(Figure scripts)
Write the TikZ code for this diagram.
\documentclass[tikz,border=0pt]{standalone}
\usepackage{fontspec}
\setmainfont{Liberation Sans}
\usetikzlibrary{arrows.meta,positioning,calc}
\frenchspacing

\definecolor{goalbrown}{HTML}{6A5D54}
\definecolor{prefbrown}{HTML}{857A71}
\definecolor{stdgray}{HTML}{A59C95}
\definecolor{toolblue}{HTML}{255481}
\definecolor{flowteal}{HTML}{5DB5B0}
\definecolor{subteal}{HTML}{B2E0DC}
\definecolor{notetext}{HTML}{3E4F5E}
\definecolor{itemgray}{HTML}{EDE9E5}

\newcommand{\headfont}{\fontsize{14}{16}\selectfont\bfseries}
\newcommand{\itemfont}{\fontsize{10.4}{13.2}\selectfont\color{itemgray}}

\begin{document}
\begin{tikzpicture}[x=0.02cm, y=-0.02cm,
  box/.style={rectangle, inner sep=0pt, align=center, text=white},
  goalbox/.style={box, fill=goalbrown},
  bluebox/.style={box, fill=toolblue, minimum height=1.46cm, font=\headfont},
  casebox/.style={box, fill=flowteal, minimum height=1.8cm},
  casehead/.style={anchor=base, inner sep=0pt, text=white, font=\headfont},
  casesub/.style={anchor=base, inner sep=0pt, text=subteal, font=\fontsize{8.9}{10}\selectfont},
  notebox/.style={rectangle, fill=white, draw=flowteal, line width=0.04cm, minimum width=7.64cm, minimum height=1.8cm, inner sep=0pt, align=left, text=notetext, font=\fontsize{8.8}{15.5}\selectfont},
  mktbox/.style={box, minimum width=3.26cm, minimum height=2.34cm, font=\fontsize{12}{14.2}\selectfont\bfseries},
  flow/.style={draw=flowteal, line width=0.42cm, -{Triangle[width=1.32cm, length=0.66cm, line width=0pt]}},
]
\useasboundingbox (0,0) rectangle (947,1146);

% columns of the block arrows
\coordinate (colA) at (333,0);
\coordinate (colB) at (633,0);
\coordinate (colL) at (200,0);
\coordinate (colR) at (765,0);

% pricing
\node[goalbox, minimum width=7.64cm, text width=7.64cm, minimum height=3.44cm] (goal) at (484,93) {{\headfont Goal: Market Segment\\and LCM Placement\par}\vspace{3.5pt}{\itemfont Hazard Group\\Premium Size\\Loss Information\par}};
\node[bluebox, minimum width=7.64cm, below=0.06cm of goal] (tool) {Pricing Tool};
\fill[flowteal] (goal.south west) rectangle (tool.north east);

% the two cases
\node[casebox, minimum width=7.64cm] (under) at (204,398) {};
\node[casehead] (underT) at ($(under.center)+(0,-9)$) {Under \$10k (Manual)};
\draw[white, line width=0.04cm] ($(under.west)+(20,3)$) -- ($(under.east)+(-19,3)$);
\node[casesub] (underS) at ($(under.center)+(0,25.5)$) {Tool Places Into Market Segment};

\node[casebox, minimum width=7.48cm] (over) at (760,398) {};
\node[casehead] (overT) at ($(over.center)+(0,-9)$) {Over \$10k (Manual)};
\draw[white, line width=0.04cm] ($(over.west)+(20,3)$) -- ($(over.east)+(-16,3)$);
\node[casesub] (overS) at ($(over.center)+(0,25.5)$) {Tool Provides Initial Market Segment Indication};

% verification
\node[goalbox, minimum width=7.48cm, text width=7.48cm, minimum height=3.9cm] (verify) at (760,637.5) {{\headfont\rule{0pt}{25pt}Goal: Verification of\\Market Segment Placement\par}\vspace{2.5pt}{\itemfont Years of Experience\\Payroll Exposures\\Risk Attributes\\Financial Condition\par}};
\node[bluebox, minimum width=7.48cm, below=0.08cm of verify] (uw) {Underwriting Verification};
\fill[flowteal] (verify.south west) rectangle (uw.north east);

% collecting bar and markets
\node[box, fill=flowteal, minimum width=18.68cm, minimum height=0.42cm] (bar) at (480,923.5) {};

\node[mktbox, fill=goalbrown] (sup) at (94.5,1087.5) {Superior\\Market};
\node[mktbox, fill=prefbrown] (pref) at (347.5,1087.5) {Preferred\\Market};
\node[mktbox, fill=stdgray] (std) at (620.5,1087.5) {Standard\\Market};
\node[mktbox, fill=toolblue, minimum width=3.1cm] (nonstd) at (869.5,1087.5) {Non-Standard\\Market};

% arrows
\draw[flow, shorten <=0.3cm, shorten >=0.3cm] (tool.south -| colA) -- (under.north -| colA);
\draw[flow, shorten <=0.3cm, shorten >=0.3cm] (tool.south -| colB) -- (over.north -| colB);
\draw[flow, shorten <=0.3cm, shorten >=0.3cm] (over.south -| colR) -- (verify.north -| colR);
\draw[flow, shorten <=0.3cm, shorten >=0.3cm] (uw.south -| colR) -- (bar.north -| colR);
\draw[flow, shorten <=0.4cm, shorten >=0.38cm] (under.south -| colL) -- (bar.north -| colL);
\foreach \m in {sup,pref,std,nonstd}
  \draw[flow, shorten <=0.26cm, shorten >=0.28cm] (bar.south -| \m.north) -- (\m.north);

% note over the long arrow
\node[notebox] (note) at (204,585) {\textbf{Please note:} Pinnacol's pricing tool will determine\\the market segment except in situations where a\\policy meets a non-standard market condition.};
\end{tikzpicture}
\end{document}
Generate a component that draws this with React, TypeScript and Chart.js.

DESCRIPTION OF THE TASK
Reproduce the records above exactly, from the first line through the line containing "rectangle (tool.north east);", and output nothing else.

CORRECT RESPONSE
Write the TikZ code for this diagram.
\documentclass[tikz,border=0pt]{standalone}
\usepackage{fontspec}
\setmainfont{Liberation Sans}
\usetikzlibrary{arrows.meta,positioning,calc}
\frenchspacing

\definecolor{goalbrown}{HTML}{6A5D54}
\definecolor{prefbrown}{HTML}{857A71}
\definecolor{stdgray}{HTML}{A59C95}
\definecolor{toolblue}{HTML}{255481}
\definecolor{flowteal}{HTML}{5DB5B0}
\definecolor{subteal}{HTML}{B2E0DC}
\definecolor{notetext}{HTML}{3E4F5E}
\definecolor{itemgray}{HTML}{EDE9E5}

\newcommand{\headfont}{\fontsize{14}{16}\selectfont\bfseries}
\newcommand{\itemfont}{\fontsize{10.4}{13.2}\selectfont\color{itemgray}}

\begin{document}
\begin{tikzpicture}[x=0.02cm, y=-0.02cm,
  box/.style={rectangle, inner sep=0pt, align=center, text=white},
  goalbox/.style={box, fill=goalbrown},
  bluebox/.style={box, fill=toolblue, minimum height=1.46cm, font=\headfont},
  casebox/.style={box, fill=flowteal, minimum height=1.8cm},
  casehead/.style={anchor=base, inner sep=0pt, text=white, font=\headfont},
  casesub/.style={anchor=base, inner sep=0pt, text=subteal, font=\fontsize{8.9}{10}\selectfont},
  notebox/.style={rectangle, fill=white, draw=flowteal, line width=0.04cm, minimum width=7.64cm, minimum height=1.8cm, inner sep=0pt, align=left, text=notetext, font=\fontsize{8.8}{15.5}\selectfont},
  mktbox/.style={box, minimum width=3.26cm, minimum height=2.34cm, font=\fontsize{12}{14.2}\selectfont\bfseries},
  flow/.style={draw=flowteal, line width=0.42cm, -{Triangle[width=1.32cm, length=0.66cm, line width=0pt]}},
]
\useasboundingbox (0,0) rectangle (947,1146);

% columns of the block arrows
\coordinate (colA) at (333,0);
\coordinate (colB) at (633,0);
\coordinate (colL) at (200,0);
\coordinate (colR) at (765,0);

% pricing
\node[goalbox, minimum width=7.64cm, text width=7.64cm, minimum height=3.44cm] (goal) at (484,93) {{\headfont Goal: Market Segment\\and LCM Placement\par}\vspace{3.5pt}{\itemfont Hazard Group\\Premium Size\\Loss Information\par}};
\node[bluebox, minimum width=7.64cm, below=0.06cm of goal] (tool) {Pricing Tool};
\fill[flowteal] (goal.south west) rectangle (tool.north east);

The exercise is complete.